Task goal. Start at the line containing "What Plotly code", stop at the line containing "import plotly.graph_objects as go", and please reproduce every line in between, both ends included, without pictures.

• • •

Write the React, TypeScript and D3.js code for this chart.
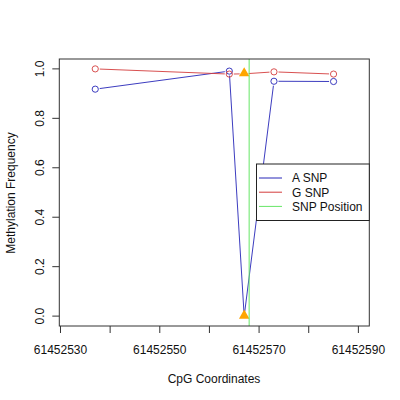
import React from 'react';
import * as d3 from 'd3';

// CpG positions and methylation values
const positions = [61452537, 61452564, 61452567, 61452573, 61452585];
const aSnp = [0.918, 0.991, 0.0, 0.95, 0.949];
const gSnp = [1.0, 0.979, 0.98, 0.988, 0.979];
const snpIndex = 2; // the CpG at the SNP is marked with a triangle
const snpPosition = 61452568;
const xTicks = [61452530, 61452540, 61452550, 61452560, 61452570, 61452580, 61452590];
const xTickLabels = ['61452530', '', '61452550', '', '61452570', '', '61452590'];
const yTicks = [0, 0.2, 0.4, 0.6, 0.8, 1.0];
const legendItems = [
  { label: 'A SNP', color: '#2626b8' },
  { label: 'G SNP', color: '#d43c3c' },
  { label: 'SNP Position', color: '#66e666' },
];

const font = 'Liberation Sans, Arial, sans-serif';

export default function App() {
  const left = 59.3, right = 369.3, top = 59, bottom = 326;
  const x = d3.scaleLinear().domain([61452529.76, 61452592.2]).range([left, right]);
  const y = d3.scaleLinear().domain([-0.04, 1.04]).range([bottom, top]);

  // type="b" style segments: leave a small gap at each point
  const gapSegments = (vals: number[]) => {
    const segs: string[] = [];
    for (let i = 0; i < vals.length - 1; i++) {
      const x1 = x(positions[i]), y1 = y(vals[i]);
      const x2 = x(positions[i + 1]), y2 = y(vals[i + 1]);
      const len = Math.hypot(x2 - x1, y2 - y1);
      const g = 4.5;
      if (len <= 2 * g) continue;
      const ux = (x2 - x1) / len, uy = (y2 - y1) / len;
      segs.push(`M${x1 + ux * g},${y1 + uy * g}L${x2 - ux * g},${y2 - uy * g}`);
    }
    return segs.join('');
  };

  const tri = d3.symbol().type(d3.symbolTriangle).size(48)();

  const series = [
    { vals: aSnp, color: legendItems[0].color },
    { vals: gSnp, color: legendItems[1].color },
  ];

  return (
    <svg width={400} height={400} style={{ position: 'absolute', left: 0, top: 0, background: '#fff' }}
      fontFamily={font}>
      <rect x={0} y={0} width={400} height={400} fill="#fff" />

      {series.map((s, k) => (
        <g key={k}>
          <path d={gapSegments(s.vals)} fill="none" stroke={s.color} strokeWidth={0.9} />
          {s.vals.map((v, i) => i === snpIndex ? null : (
            <circle key={i} cx={x(positions[i])} cy={y(v)} r={3.1} fill="none" stroke={s.color} strokeWidth={0.9} />
          ))}
        </g>
      ))}

      {series.map((s, k) => (
        <path key={k} d={tri} transform={`translate(${x(positions[snpIndex])},${y(s.vals[snpIndex]) - 0.5})`} fill="#ffa500" />
      ))}

      <line x1={x(snpPosition)} x2={x(snpPosition)} y1={top} y2={bottom} stroke={legendItems[2].color} strokeWidth={1} />

      <rect x={left} y={top} width={right - left} height={bottom - top} fill="none" stroke="#333" strokeWidth={1} />

      {/* x axis */}
      {xTicks.map((t, i) => (
        <g key={t}>
          <line x1={x(t)} x2={x(t)} y1={bottom} y2={bottom + 7} stroke="#333" />
          {xTickLabels[i] && (
            <text x={x(t)} y={354} textAnchor="middle" fontSize={12} fill="#111">{xTickLabels[i]}</text>
          )}
        </g>
      ))}

      {/* y axis */}
      {yTicks.map(t => (
        <g key={t}>
          <line x1={left - 7} x2={left} y1={y(t)} y2={y(t)} stroke="#333" />
          <text transform={`translate(44,${y(t)}) rotate(-90)`} textAnchor="middle" fontSize={12} fill="#111">{t.toFixed(1)}</text>
        </g>
      ))}

      <text x={214} y={383} textAnchor="middle" fontSize={12} fill="#111">CpG Coordinates</text>
      <text transform="translate(15,193) rotate(-90)" textAnchor="middle" fontSize={12} fill="#111">Methylation Frequency</text>

      {/* legend */}
      <rect x={256.5} y={164} width={right - 256.5} height={56.5} fill="#fff" stroke="#222" strokeWidth={1} />
      {legendItems.map((d, i) => (
        <g key={d.label}>
          <line x1={259} x2={282} y1={178 + i * 14.2} y2={178 + i * 14.2} stroke={d.color} strokeWidth={1} />
          <text x={292} y={182.3 + i * 14.2} fontSize={12} fill="#111">{d.label}</text>
        </g>
      ))}
    </svg>
  );
}
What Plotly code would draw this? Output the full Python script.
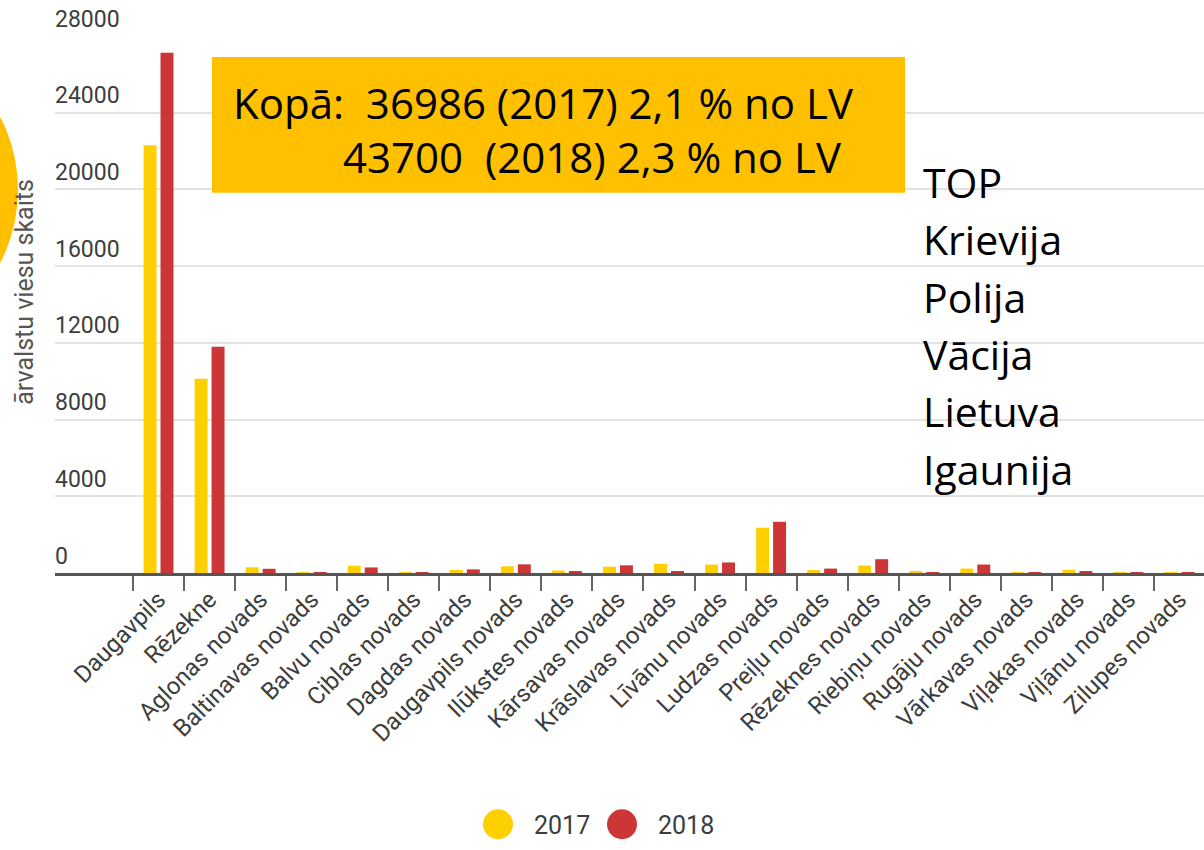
import plotly.graph_objects as go

categories = ["Daugavpils", "Rēzekne", "Aglonas novads", "Baltinavas novads", "Balvu novads",
              "Ciblas novads", "Dagdas novads", "Daugavpils novads", "Ilūkstes novads",
              "Kārsavas novads", "Krāslavas novads", "Līvānu novads", "Ludzas novads",
              "Preiļu novads", "Rēzeknes novads", "Riebiņu novads", "Rugāju novads",
              "Vārkavas novads", "Viļakas novads", "Viļānu novads", "Zilupes novads"]
v2017 = [22300, 10130, 300, 45, 380, 10, 160, 350, 130, 330, 480, 440, 2360, 150, 390, 110, 230, 10, 170, 10, 30]
v2018 = [27130, 11800, 220, 50, 290, 5, 190, 450, 90, 400, 90, 550, 2670, 230, 720, 30, 440, 5, 60, 30, 10]
series_names = ["2017", "2018"]
colors = ["#FFD000", "#CC3636"]
ytick_vals = [0, 4000, 8000, 12000, 16000, 20000, 24000, 28000]
top_list = ["TOP", "Krievija", "Polija", "Vācija", "Lietuva", "Igaunija"]
box_lines = ["Kopā:\u00a0\u00a036986 (2017) 2,1 % no LV", "43700\u00a0\u00a0(2018) 2,3 % no LV"]
y_title = "ārvalstu viesu skaits"

W, H = 1204, 850
L, R, T, B = 55, 0, 36, 276.5
PW, PH = W - L - R, H - T - B


def px(x):
    return (x - L) / PW


def py(y):
    return (H - B - y) / PH


fig = go.Figure()
for name, vals, col in zip(series_names, [v2017, v2018], colors):
    fig.add_trace(go.Bar(x=categories, y=vals, name=name, marker_color=col,
                         marker_line_width=0, showlegend=False))

fig.update_layout(
    width=W, height=H,
    margin=dict(l=L, r=R, t=T, b=B),
    plot_bgcolor="white", paper_bgcolor="white",
    barmode="group", bargap=0.336, bargroupgap=0.235,
    font=dict(family="Roboto", color="#444"),
)
fig.update_xaxes(
    type="category", range=[-2.028, 20.48],
    tickson="boundaries", ticks="outside", ticklen=15, tickwidth=2, tickcolor="#666",
    showline=True, linecolor="#555", linewidth=3,
    tickangle=-45, tickfont=dict(family="Roboto", size=24, color="#3d3d3d"),
    showgrid=False,
)
fig.update_yaxes(
    range=[0, 28000], tickvals=ytick_vals, showticklabels=False,
    showgrid=True, gridcolor="#e2e2e2", gridwidth=2, zeroline=False,
)

annotations = []
for v in ytick_vals:
    annotations.append(dict(x=0, xref="paper", y=v, yref="y", text=f"{v}", showarrow=False,
                            xanchor="left", yanchor="middle", yshift=17, xshift=-2,
                            font=dict(family="Roboto", size=23, color="#3d3d3d")))
annotations.append(dict(x=px(25), xref="paper", y=py(292), yref="paper", text=y_title,
                        textangle=-90, showarrow=False, xanchor="center", yanchor="middle",
                        font=dict(family="Roboto", size=25, color="#555")))

shapes = []
# orange circle at far left
shapes.append(dict(type="circle", xref="paper", yref="paper",
                   x0=px(-300), x1=px(18), y0=py(31), y1=py(349),
                   fillcolor="#FFC000", line_width=0, layer="above"))
# gold box
shapes.append(dict(type="rect", xref="paper", yref="paper",
                   x0=px(212), x1=px(905), y0=py(193), y1=py(57),
                   fillcolor="#FFC000", line_width=0, layer="above"))
annotations.append(dict(x=px(231), xref="paper", y=py(103), yref="paper", text=box_lines[0],
                        showarrow=False, xanchor="left", yanchor="middle",
                        font=dict(family="Open Sans", size=42, color="black")))
annotations.append(dict(x=px(341), xref="paper", y=py(157), yref="paper", text=box_lines[1],
                        showarrow=False, xanchor="left", yanchor="middle",
                        font=dict(family="Open Sans", size=42, color="black")))
for i, t in enumerate(top_list):
    annotations.append(dict(x=px(921), xref="paper", y=py(182 + 57.4 * i), yref="paper", text=t,
                            showarrow=False, xanchor="left", yanchor="middle",
                            font=dict(family="Open Sans", size=41, color="black")))

# legend
leg_x = [498, 622]
for cx, name, col in zip(leg_x, series_names, colors):
    shapes.append(dict(type="circle", xref="paper", yref="paper",
                       x0=px(cx - 15), x1=px(cx + 15), y0=py(840), y1=py(810),
                       fillcolor=col, line_width=0))
    annotations.append(dict(x=px(cx + 34), xref="paper", y=py(826), yref="paper", text=name,
                            showarrow=False, xanchor="left", yanchor="middle",
                            font=dict(family="Roboto", size=25, color="#3d3d3d")))

fig.update_layout(annotations=annotations, shapes=shapes)
fig.write_html("out.html", config={"displayModeBar": False},
               post_script="document.body.style.margin='0';document.body.style.overflow='hidden';")
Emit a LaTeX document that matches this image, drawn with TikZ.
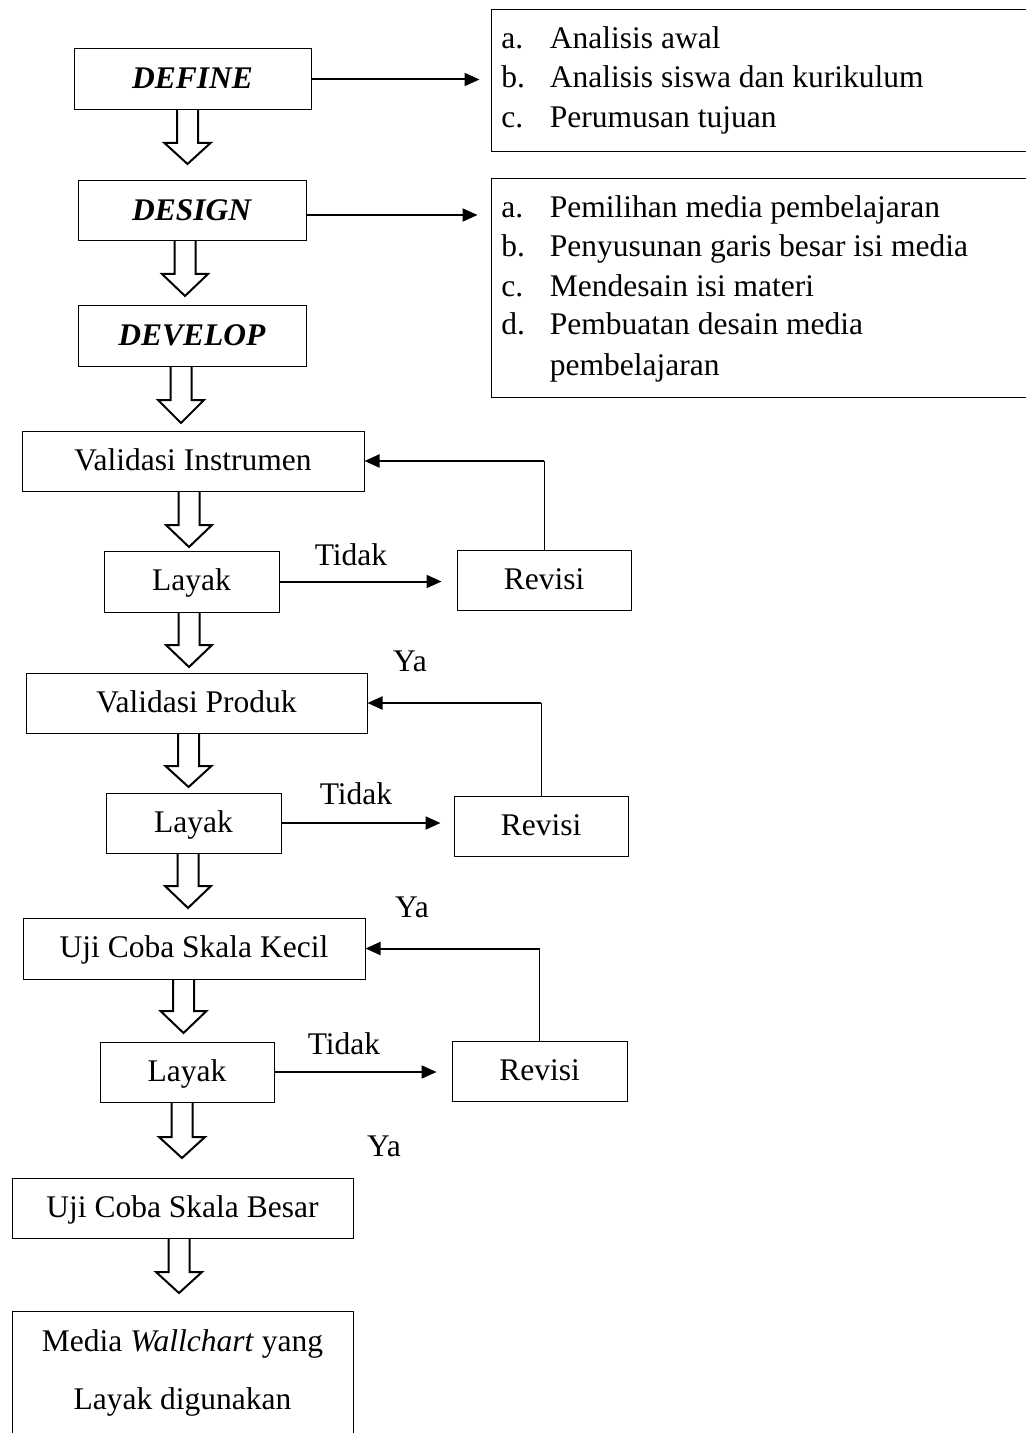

• • •

Task response.
What Plotly code would draw this? Output the full Python script.
import plotly.graph_objects as go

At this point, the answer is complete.